*Do this*
Each line of the material must be repeated precisely, with the pictures left out.
++++
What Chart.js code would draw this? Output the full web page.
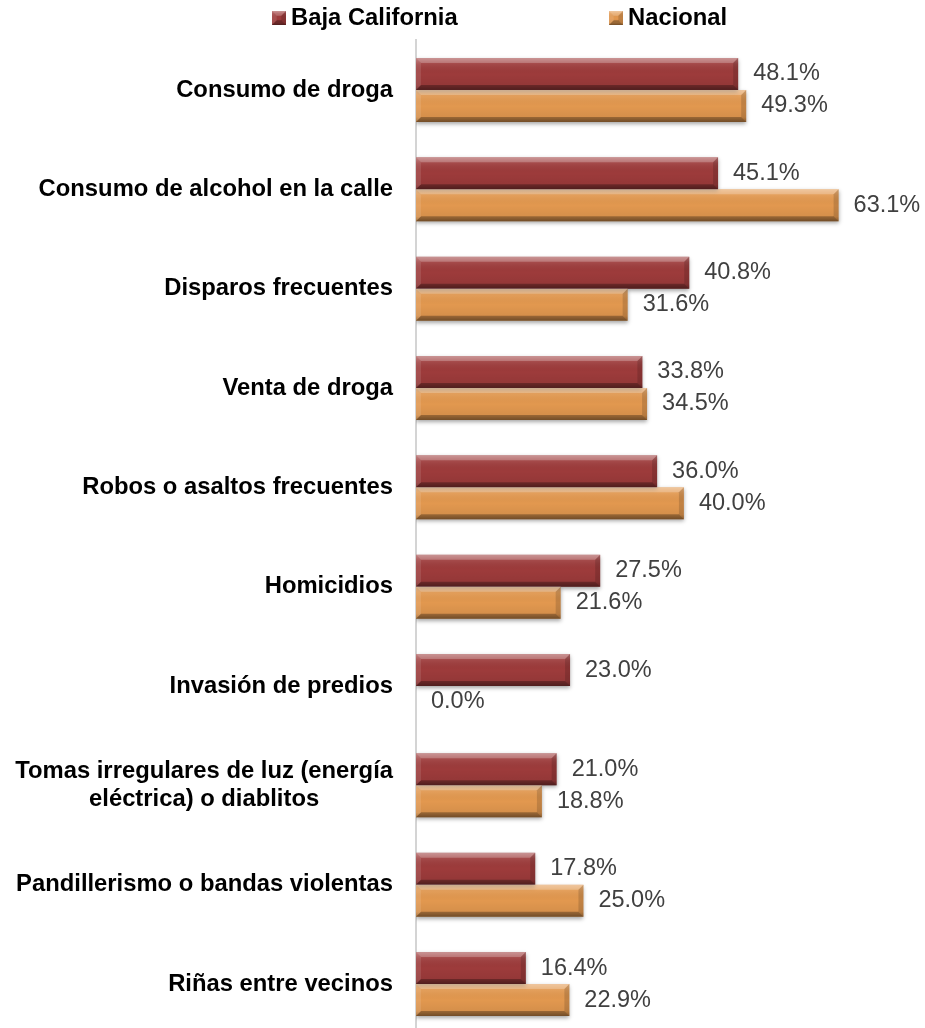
<!DOCTYPE html>
<html>
<head>
<meta charset="utf-8">
<script src="https://cdn.jsdelivr.net/npm/chart.js@4/dist/chart.umd.min.js"></script>
<style>
  html, body { margin: 0; padding: 0; background: #fff; overflow: hidden; }
  canvas { display: block; }
</style>
</head>
<body>
<canvas id="problemas" width="925" height="1040"></canvas>
<script>
const categories = [
  'Consumo de droga',
  'Consumo de alcohol en la calle',
  'Disparos frecuentes',
  'Venta de droga',
  'Robos o asaltos frecuentes',
  'Homicidios',
  'Invasión de predios',
  ['Tomas irregulares de luz (energía', 'eléctrica) o diablitos'],
  'Pandillerismo o bandas violentas',
  'Riñas entre vecinos'
];
const bajaCalifornia = [48.1, 45.1, 40.8, 33.8, 36.0, 27.5, 23.0, 21.0, 17.8, 16.4];
const nacional = [49.3, 63.1, 31.6, 34.5, 40.0, 21.6, 0.0, 18.8, 25.0, 22.9];
const seriesNames = ['Baja California', 'Nacional'];

const RED = '#9d3b3b';
const ORANGE = '#e2984f';
const FONT = '"Liberation Sans", Arial, sans-serif';

// excel-like bevel on every bar
function bevel(ctx, left, top, right, bottom) {
  const b = Math.min(5, (right - left) / 2, (bottom - top) / 3);
  const g = ctx.createLinearGradient(0, top, 0, bottom);
  g.addColorStop(0, 'rgba(255,255,255,0.30)');
  g.addColorStop(0.18, 'rgba(255,255,255,0.08)');
  g.addColorStop(0.5, 'rgba(0,0,0,0)');
  g.addColorStop(0.85, 'rgba(0,0,0,0.06)');
  g.addColorStop(1, 'rgba(0,0,0,0.30)');
  ctx.fillStyle = g;
  ctx.fillRect(left, top, right - left, bottom - top);
  const poly = (pts, col) => {
    ctx.beginPath();
    ctx.moveTo(pts[0][0], pts[0][1]);
    for (let i = 1; i < pts.length; i++) ctx.lineTo(pts[i][0], pts[i][1]);
    ctx.closePath();
    ctx.fillStyle = col;
    ctx.fill();
  };
  poly([[left, top], [right, top], [right - b, top + b], [left + b, top + b]], 'rgba(255,255,255,0.22)');
  poly([[left, bottom], [right, bottom], [right - b, bottom - b], [left + b, bottom - b]], 'rgba(0,0,0,0.28)');
  poly([[right, top], [right, bottom], [right - b, bottom - b], [right - b, top + b]], 'rgba(0,0,0,0.14)');
  poly([[left, top], [left, bottom], [left + b, bottom - b], [left + b, top + b]], 'rgba(255,255,255,0.10)');
}

const barStyle = {
  id: 'barStyle',
  beforeDatasetsDraw(chart) {
    const ctx = chart.ctx;
    ctx.save();
    ctx.shadowColor = 'rgba(0,0,0,0.35)';
    ctx.shadowBlur = 4;
    ctx.shadowOffsetY = 2;
  },
  afterDatasetsDraw(chart) {
    const ctx = chart.ctx;
    ctx.restore();
    ctx.save();
    chart.data.datasets.forEach((ds, di) => {
      chart.getDatasetMeta(di).data.forEach((el, i) => {
        const p = el.getProps(['x', 'y', 'base', 'height'], true);
        const left = Math.min(p.base, p.x), right = Math.max(p.base, p.x);
        const top = p.y - p.height / 2, bottom = p.y + p.height / 2;
        if (right - left > 1) bevel(ctx, left, top, right, bottom);
        // value label
        ctx.fillStyle = '#404040';
        ctx.font = '23.5px ' + FONT;
        ctx.textAlign = 'left';
        ctx.textBaseline = 'middle';
        ctx.fillText(ds.data[i].toFixed(1) + '%', right + 15, p.y);
      });
    });
    ctx.restore();
  },
  afterDraw(chart) {
    const ctx = chart.ctx;
    const yScale = chart.scales.y;
    ctx.save();
    // category labels, block right aligned, lines centred
    ctx.font = 'bold 23.8px ' + FONT;
    ctx.fillStyle = '#000';
    ctx.textBaseline = 'middle';
    ctx.textAlign = 'center';
    categories.forEach((c, i) => {
      const lines = Array.isArray(c) ? c : [c];
      const w = Math.max(...lines.map(l => ctx.measureText(l).width));
      const cx = 393 - w / 2;
      const y0 = yScale.getPixelForTick(i) - (lines.length - 1) * 14;
      lines.forEach((l, k) => ctx.fillText(l, cx, y0 + k * 28));
    });
    // legend
    const items = [[272, RED, 291], [609, ORANGE, 628]];
    ctx.textAlign = 'left';
    ctx.textBaseline = 'alphabetic';
    items.forEach(([mx, col, tx], k) => {
      ctx.fillStyle = col;
      ctx.fillRect(mx, 11, 14, 14);
      bevel(ctx, mx, 11, mx + 14, 25);
      ctx.fillStyle = '#000';
      ctx.fillText(seriesNames[k], tx, 25);
    });
    ctx.restore();
  }
};

new Chart(document.getElementById('problemas'), {
  type: 'bar',
  plugins: [barStyle],
  data: {
    labels: categories,
    datasets: [
      { label: seriesNames[0], data: bajaCalifornia, backgroundColor: RED },
      { label: seriesNames[1], data: nacional, backgroundColor: ORANGE }
    ]
  },
  options: {
    indexAxis: 'y',
    responsive: false,
    animation: false,
    layout: { padding: { top: 40.3, bottom: 6.3, left: 0, right: 0 } },
    datasets: { bar: { categoryPercentage: 0.644, barPercentage: 1, borderWidth: 0 } },
    scales: {
      x: { display: false, min: 0, max: 76 },
      y: {
        ticks: { display: false },
        grid: { display: false, drawTicks: false },
        border: { display: true, color: '#d4d4d4', width: 2 },
        afterFit(scale) { scale.width = 416; }
      }
    },
    plugins: {
      legend: { display: false },
      tooltip: { enabled: false }
    }
  }
});
</script>
</body>
</html>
++++
*Solved exercise*
What Chart.js code would draw this? Output the full web page.
<!DOCTYPE html>
<html>
<head>
<meta charset="utf-8">
<script src="https://cdn.jsdelivr.net/npm/chart.js@4/dist/chart.umd.min.js"></script>
<style>
  html, body { margin: 0; padding: 0; background: #fff; overflow: hidden; }
  canvas { display: block; }
</style>
</head>
<body>
<canvas id="problemas" width="925" height="1040"></canvas>
<script>
const categories = [
  'Consumo de droga',
  'Consumo de alcohol en la calle',
  'Disparos frecuentes',
  'Venta de droga',
  'Robos o asaltos frecuentes',
  'Homicidios',
  'Invasión de predios',
  ['Tomas irregulares de luz (energía', 'eléctrica) o diablitos'],
  'Pandillerismo o bandas violentas',
  'Riñas entre vecinos'
];
const bajaCalifornia = [48.1, 45.1, 40.8, 33.8, 36.0, 27.5, 23.0, 21.0, 17.8, 16.4];
const nacional = [49.3, 63.1, 31.6, 34.5, 40.0, 21.6, 0.0, 18.8, 25.0, 22.9];
const seriesNames = ['Baja California', 'Nacional'];

const RED = '#9d3b3b';
const ORANGE = '#e2984f';
const FONT = '"Liberation Sans", Arial, sans-serif';

// excel-like bevel on every bar
function bevel(ctx, left, top, right, bottom) {
  const b = Math.min(5, (right - left) / 2, (bottom - top) / 3);
  const g = ctx.createLinearGradient(0, top, 0, bottom);
  g.addColorStop(0, 'rgba(255,255,255,0.30)');
  g.addColorStop(0.18, 'rgba(255,255,255,0.08)');
  g.addColorStop(0.5, 'rgba(0,0,0,0)');
  g.addColorStop(0.85, 'rgba(0,0,0,0.06)');
  g.addColorStop(1, 'rgba(0,0,0,0.30)');
  ctx.fillStyle = g;
  ctx.fillRect(left, top, right - left, bottom - top);
  const poly = (pts, col) => {
    ctx.beginPath();
    ctx.moveTo(pts[0][0], pts[0][1]);
    for (let i = 1; i < pts.length; i++) ctx.lineTo(pts[i][0], pts[i][1]);
    ctx.closePath();
    ctx.fillStyle = col;
    ctx.fill();
  };
  poly([[left, top], [right, top], [right - b, top + b], [left + b, top + b]], 'rgba(255,255,255,0.22)');
  poly([[left, bottom], [right, bottom], [right - b, bottom - b], [left + b, bottom - b]], 'rgba(0,0,0,0.28)');
  poly([[right, top], [right, bottom], [right - b, bottom - b], [right - b, top + b]], 'rgba(0,0,0,0.14)');
  poly([[left, top], [left, bottom], [left + b, bottom - b], [left + b, top + b]], 'rgba(255,255,255,0.10)');
}

const barStyle = {
  id: 'barStyle',
  beforeDatasetsDraw(chart) {
    const ctx = chart.ctx;
    ctx.save();
    ctx.shadowColor = 'rgba(0,0,0,0.35)';
    ctx.shadowBlur = 4;
    ctx.shadowOffsetY = 2;
  },
  afterDatasetsDraw(chart) {
    const ctx = chart.ctx;
    ctx.restore();
    ctx.save();
    chart.data.datasets.forEach((ds, di) => {
      chart.getDatasetMeta(di).data.forEach((el, i) => {
        const p = el.getProps(['x', 'y', 'base', 'height'], true);
        const left = Math.min(p.base, p.x), right = Math.max(p.base, p.x);
        const top = p.y - p.height / 2, bottom = p.y + p.height / 2;
        if (right - left > 1) bevel(ctx, left, top, right, bottom);
        // value label
        ctx.fillStyle = '#404040';
        ctx.font = '23.5px ' + FONT;
        ctx.textAlign = 'left';
        ctx.textBaseline = 'middle';
        ctx.fillText(ds.data[i].toFixed(1) + '%', right + 15, p.y);
      });
    });
    ctx.restore();
  },
  afterDraw(chart) {
    const ctx = chart.ctx;
    const yScale = chart.scales.y;
    ctx.save();
    // category labels, block right aligned, lines centred
    ctx.font = 'bold 23.8px ' + FONT;
    ctx.fillStyle = '#000';
    ctx.textBaseline = 'middle';
    ctx.textAlign = 'center';
    categories.forEach((c, i) => {
      const lines = Array.isArray(c) ? c : [c];
      const w = Math.max(...lines.map(l => ctx.measureText(l).width));
      const cx = 393 - w / 2;
      const y0 = yScale.getPixelForTick(i) - (lines.length - 1) * 14;
      lines.forEach((l, k) => ctx.fillText(l, cx, y0 + k * 28));
    });
    // legend
    const items = [[272, RED, 291], [609, ORANGE, 628]];
    ctx.textAlign = 'left';
    ctx.textBaseline = 'alphabetic';
    items.forEach(([mx, col, tx], k) => {
      ctx.fillStyle = col;
      ctx.fillRect(mx, 11, 14, 14);
      bevel(ctx, mx, 11, mx + 14, 25);
      ctx.fillStyle = '#000';
      ctx.fillText(seriesNames[k], tx, 25);
    });
    ctx.restore();
  }
};

new Chart(document.getElementById('problemas'), {
  type: 'bar',
  plugins: [barStyle],
  data: {
    labels: categories,
    datasets: [
      { label: seriesNames[0], data: bajaCalifornia, backgroundColor: RED },
      { label: seriesNames[1], data: nacional, backgroundColor: ORANGE }
    ]
  },
  options: {
    indexAxis: 'y',
    responsive: false,
    animation: false,
    layout: { padding: { top: 40.3, bottom: 6.3, left: 0, right: 0 } },
    datasets: { bar: { categoryPercentage: 0.644, barPercentage: 1, borderWidth: 0 } },
    scales: {
      x: { display: false, min: 0, max: 76 },
      y: {
        ticks: { display: false },
        grid: { display: false, drawTicks: false },
        border: { display: true, color: '#d4d4d4', width: 2 },
        afterFit(scale) { scale.width = 416; }
      }
    },
    plugins: {
      legend: { display: false },
      tooltip: { enabled: false }
    }
  }
});
</script>
</body>
</html>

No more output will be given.